As chuvas de janeiro tiveram forte impacto nas cidades mineiras. Segundo a Defesa Civil de Minas Gerais, até a tarde desta quinta-feira (30), havia 55 mortos e mais de 8 mil desabrigados em todo o estado. Milhares de pessoas perderam tudo o que tinham em desmoronamentos ou inundações. Na metrópole, importantes vias ficaram alagadas, a água arrastou veículos, destruiu infraestruturas e interditou o trânsito na região.
Chuva não tem culpa, vítimas também não
A arquiteta e urbanista Mônica Bedê explica que o problema não é exatamente o aumento das chuvas, mas como as cidades estão estruturadas para receber esse fenômeno natural. Isso, segundo ela, tem a ver diretamente com planejamento urbano e gestão. Mônica lembra, em primeiro lugar, a situação das famílias que são compelidas a morar em áreas de risco.
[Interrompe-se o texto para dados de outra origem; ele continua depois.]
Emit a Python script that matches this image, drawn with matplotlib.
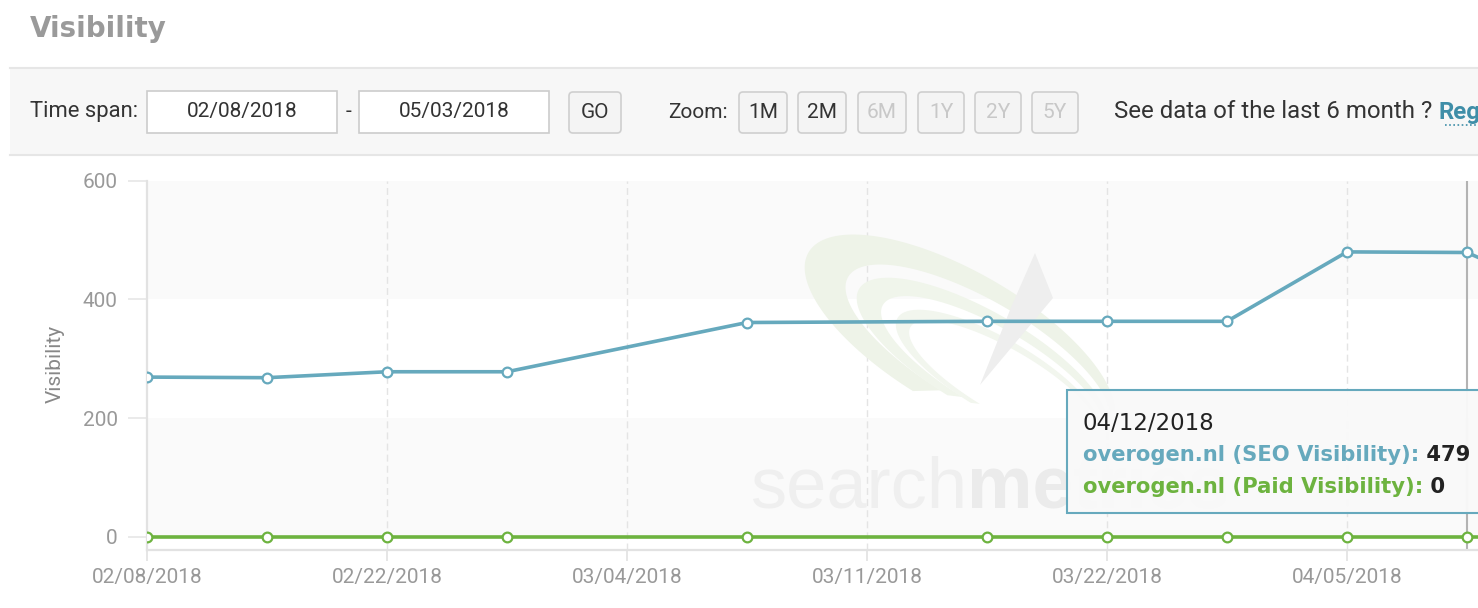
import numpy as np
import matplotlib
matplotlib.use('Agg')
import matplotlib.pyplot as plt
from matplotlib.patches import Rectangle, FancyBboxPatch, Polygon
from matplotlib.transforms import Affine2D

# data (weekly categories, None = no value, line connects over gaps)
dates = ['02/08/2018', '02/15/2018', '02/22/2018', '03/01/2018', '03/04/2018',
         '03/08/2018', '03/11/2018', '03/15/2018', '03/22/2018', '03/29/2018',
         '04/05/2018', '04/12/2018', '04/19/2018']
seo = [269, 268, 278, 278, None, 361, None, 363, 363, 363, 480, 479, 390]
paid = [0, 0, 0, 0, None, 0, None, 0, 0, 0, 0, 0, 0]
y_ticks = [0, 200, 400, 600]
label_every = 2
hover = 11

span_from, span_to = '02/08/2018', '05/03/2018'
zoom_btns = ['1M', '2M', '6M', '1Y', '2Y', '5Y']
zoom_on = [True, True, False, False, False, False]

BLUE = '#66a9bd'
GREEN = '#6db33f'
UI = 'Roboto'

W, H = 1478, 608
fig = plt.figure(figsize=(W / 100, H / 100), dpi=100)
pix = Affine2D().scale(1 / W, -1 / H).translate(0, 1) + fig.transFigure

# title + toolbar
fig.text(30, 29, 'Visibility', transform=pix, fontsize=20, fontweight='bold',
         color='#9a9a9a', va='center', ha='left', family='DejaVu Sans')
fig.add_artist(Rectangle((10, 68), W, 87, transform=pix, fc='#f7f7f7', ec='none'))
for yy in (68, 155):
    fig.add_artist(plt.Line2D([10, W], [yy, yy], transform=pix, color='#e6e6e6', lw=1.5))

def txt(x, y, s, **kw):
    kw.setdefault('family', UI)
    kw.setdefault('fontsize', 15)
    kw.setdefault('color', '#333333')
    kw.setdefault('va', 'center')
    return fig.text(x, y, s, transform=pix, **kw)

txt(30, 112, 'Time span:', fontsize=15.8)
for x0, s in ((147, span_from), (359, span_to)):
    fig.add_artist(Rectangle((x0, 91), 190, 42, transform=pix, fc='white', ec='#cccccc', lw=1.2))
    txt(x0 + 95, 112, s, ha='center')
txt(348, 112, '-', ha='center')

def button(x0, x1, s, on=True):
    fig.add_artist(FancyBboxPatch((x0, 92), x1 - x0, 41, transform=pix,
                                  boxstyle='round,pad=0,rounding_size=4',
                                  fc='#f4f4f4', ec='#cfcfcf', lw=1.2))
    txt((x0 + x1) / 2, 112, s, ha='center', color='#333333' if on else '#c8c8c8')

button(569, 621, 'GO')
txt(668, 112, 'Zoom:')
btn_x = [(739, 787), (798, 846), (858, 906), (918, 964), (975, 1021), (1032, 1078)]
for (a, b), s, on in zip(btn_x, zoom_btns, zoom_on):
    button(a, b, s, on)
t_see = txt(1114, 112, 'See data of the last 6 month ? ', fontsize=17.3)
fig.add_artist(matplotlib.text.Annotation('Register', xy=(1, 0.5), xycoords=t_see,
                                           va='center', ha='left', family=UI, fontsize=17.3,
                                           fontweight='bold', color='#3f8ea8'))
fig.add_artist(plt.Line2D([1445, W], [125, 125], transform=pix, color='#3f8ea8',
                          lw=1.2, ls=(0, (1, 1.5))))

# chart axes
x_left, x_step = 147, 120
y0_px, px_per = 536.7, 356.0 / 600
ax_bottom, ax_top = 550, 180.7
ax = fig.add_axes([x_left / W, 1 - ax_bottom / H, 1 - x_left / W, (ax_bottom - ax_top) / H])
ax.set_facecolor('none')

ax.axhspan(0, 200, color='#fafafa', zorder=0, lw=0)
ax.axhspan(400, 600, color='#fafafa', zorder=0, lw=0)
for i in range(label_every, len(dates) - 1, label_every):
    ax.axvline(i, color='#e4e4e4', lw=1, ls=(0, (5, 3)), zorder=0.5)

# faint watermark logo: crescents between two tilted ellipses
def ell(cx, cy, a, b, t):
    c, s = np.cos(np.radians(30)), np.sin(np.radians(30))
    return np.column_stack([cx + a * np.cos(t) * c - b * np.sin(t) * s,
                            cy + a * np.cos(t) * s + b * np.sin(t) * c])

t = np.radians(np.linspace(95, 345, 120))
for outer, inner, col in (((960, 340, 175, 68), (978, 352, 150, 52), '#eef3e8'),
                          ((982, 360, 142, 48), (992, 368, 126, 40), '#f0f5eb'),
                          ((998, 376, 116, 37), (1004, 381, 108, 32), '#f2f6ee')):
    pts = np.vstack([ell(*outer, t), ell(*inner, t[::-1])])
    ax.add_artist(Polygon(pts, closed=True, transform=pix, fc=col, ec='none', zorder=0.6))
ax.add_artist(Polygon([[1035, 253], [1053, 298], [980, 385], [1012, 305]], closed=True,
                      transform=pix, fc='#eeeeee', ec='none', zorder=0.65))
wm = ax.text(750, 507, 'search', transform=pix, fontsize=52, color='#efefef',
             family='Liberation Sans', va='baseline', zorder=0.7)
ax.annotate('metrics', xy=(1, 0), xycoords=wm, va='bottom', fontsize=53,
            fontweight='bold', color='#ebebeb', family='Liberation Sans', zorder=0.7)

xs = np.arange(len(dates))
for vals, col in ((paid, GREEN), (seo, BLUE)):
    ok = [v is not None for v in vals]
    ax.plot(xs[ok], [v for v in vals if v is not None], color=col, lw=2.6,
            marker='o', ms=7, mfc='white', mec=col, mew=1.6, zorder=3)

ax.axvline(hover, color='#b3b3b3', lw=1.5, zorder=2)

for s in ('top', 'right'):
    ax.spines[s].set_visible(False)
for s in ('left', 'bottom'):
    ax.spines[s].set_color('#e2e2e2')
    ax.spines[s].set_linewidth(1.6)

ax.set_yticks(y_ticks)
ax.tick_params(axis='y', length=14, width=1.2, color='#e6e6e6', pad=7,
               labelsize=15, labelcolor='#999999')
tick_idx = xs[:-1:label_every]
ax.set_xticks(tick_idx)
ax.set_xticklabels([dates[i] for i in tick_idx])
ax.tick_params(axis='x', length=8, width=1.2, color='#e2e2e2', pad=5,
               labelsize=15, labelcolor='#999999')
for lab in ax.get_xticklabels() + ax.get_yticklabels():
    lab.set_family(UI)
ax.set_ylabel('Visibility', color='#888888', fontsize=15, family=UI)
ax.yaxis.set_label_coords(65, 364, transform=pix)

ax.set_xlim(0, (W - x_left) / x_step)
ax.set_ylim(-(ax_bottom - y0_px) / px_per, 600)

# tooltip
top = fig.add_axes([0, 0, 1, 1], zorder=10)
top.set_xlim(0, W)
top.set_ylim(H, 0)
top.axis('off')
top.add_patch(Rectangle((1067, 390), 430, 123, fc=(0.976, 0.976, 0.976, 0.96),
                        ec=BLUE, lw=1.5))
top.text(1083, 423, dates[hover], fontsize=16.5, color='#222222', va='center',
         family='DejaVu Sans')
r1 = top.text(1083, 455, 'overogen.nl (SEO Visibility):', fontsize=15.2, fontweight='bold',
              color=BLUE, va='center', family='DejaVu Sans')
top.annotate(' ' + str(seo[hover]), xy=(1, 0.5), xycoords=r1, va='center', fontsize=15.2,
             fontweight='bold', color='#222222', family='DejaVu Sans')
r2 = top.text(1083, 487, 'overogen.nl (Paid Visibility):', fontsize=15.2, fontweight='bold',
              color=GREEN, va='center', family='DejaVu Sans')
top.annotate(' ' + str(paid[hover]), xy=(1, 0.5), xycoords=r2, va='center', fontsize=15.2,
             fontweight='bold', color='#222222', family='DejaVu Sans')

fig.savefig('out.png', dpi=100)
Morar em local seguro, com infraestrutura, serviços e onde a família pode se deslocar com facilidade é algo presente apenas em uma parte da cidade, onde os imóveis são mais caros. “Quem não consegue alugar ou comprar nesses lugares recorre a áreas que o planejamento indica que não podem ser ocupadas, que o mercado imobiliário deixou para trás e que apresentam risco mais provável”, explica.
Já as enchentes e inundações estão associadas a obras que tornam o solo impermeável, à canalização dos rios e às soluções para a drenagem das águas. “Pense o que acontece no meio natural: a chuva cai, a terra absorve, brotam nascentes. As curvas do rio reduzem a velocidade. Quando a cidade chega, o rio é retificado para acompanhar o traçado das ruas, encaixotado e a cidade é impermeabilizada pelo asfalto e construções. A água não entra na terra, corre e depois transborda, gera enchente”, ilustra.
A urbanista ressalta, porém, que esse problema não está dissociado da questão da moradia, do saneamento e da mobilidade. “Imagine que uma enchente por si só é um tragédia. Aliada à falta de saneamento, é uma tragédia ainda maior, um problema de saúde pública”, exemplifica Mônica Bedê, que integra o Habite a Política, coletivo de estudiosos, movimentos e trabalhadores da área de habitação.
Não existe receita mágica, é preciso aproveitar o que já existe
Nas últimas três décadas, o país experimentou um grande avanço na elaboração de leis e programas para uma urbanização adequada. A Constituição de 1988, o Estatuto da Cidade (Lei federal 10.257/2001), a criação do Ministério das Cidades em 2003, os diversos planos diretores e um conjunto de políticas urbanas e de habitação deram aos gestores públicos ferramentas para prevenir contra as enchentes.
Belo Horizonte é uma das cidades que se destacam pela disponibilidade de normas e programas para atender a população que vive na cidade informal. Além do novo plano diretor (Lei municipal 11.181/2019), o município dispõe de uma política de habitação de mais de duas décadas, que passou por revisão recente no Conselho Municipal de Habitação (disponível no link).
Para famílias que residem em áreas de risco geológico e inundação, existe, por exemplo, o PEAR - Programa Estrutural em Área de Risco, com ações de monitoramento e, se preciso for, remoção preventiva, com concessão de Bolsa Moradia ou reassentamento definitivo.
Além disso, a Constituição e o Estatuto da Cidade fornecem dispositivos que permitem ao poder público facilitar o acesso à moradia por meio da construção de novas casas, locação social e financiamento, além de reaproveitar imóveis ociosos, que não cumprem sua função social, entre inúmeras outras medidas possíveis.
Porém, atualmente, esse repertório esbarra em dois grandes obstáculos. “Sem recurso não se pode fazer nada. O governo federal retraiu o investimento em todas essas políticas. Municípios sozinhos fazem alguma coisa, mas não muito. E tem também a gestão integrada e participativa. A participação popular é essencial para que haja uma inversão de prioridades. Sem ela, acredito que é impossível”, avalia.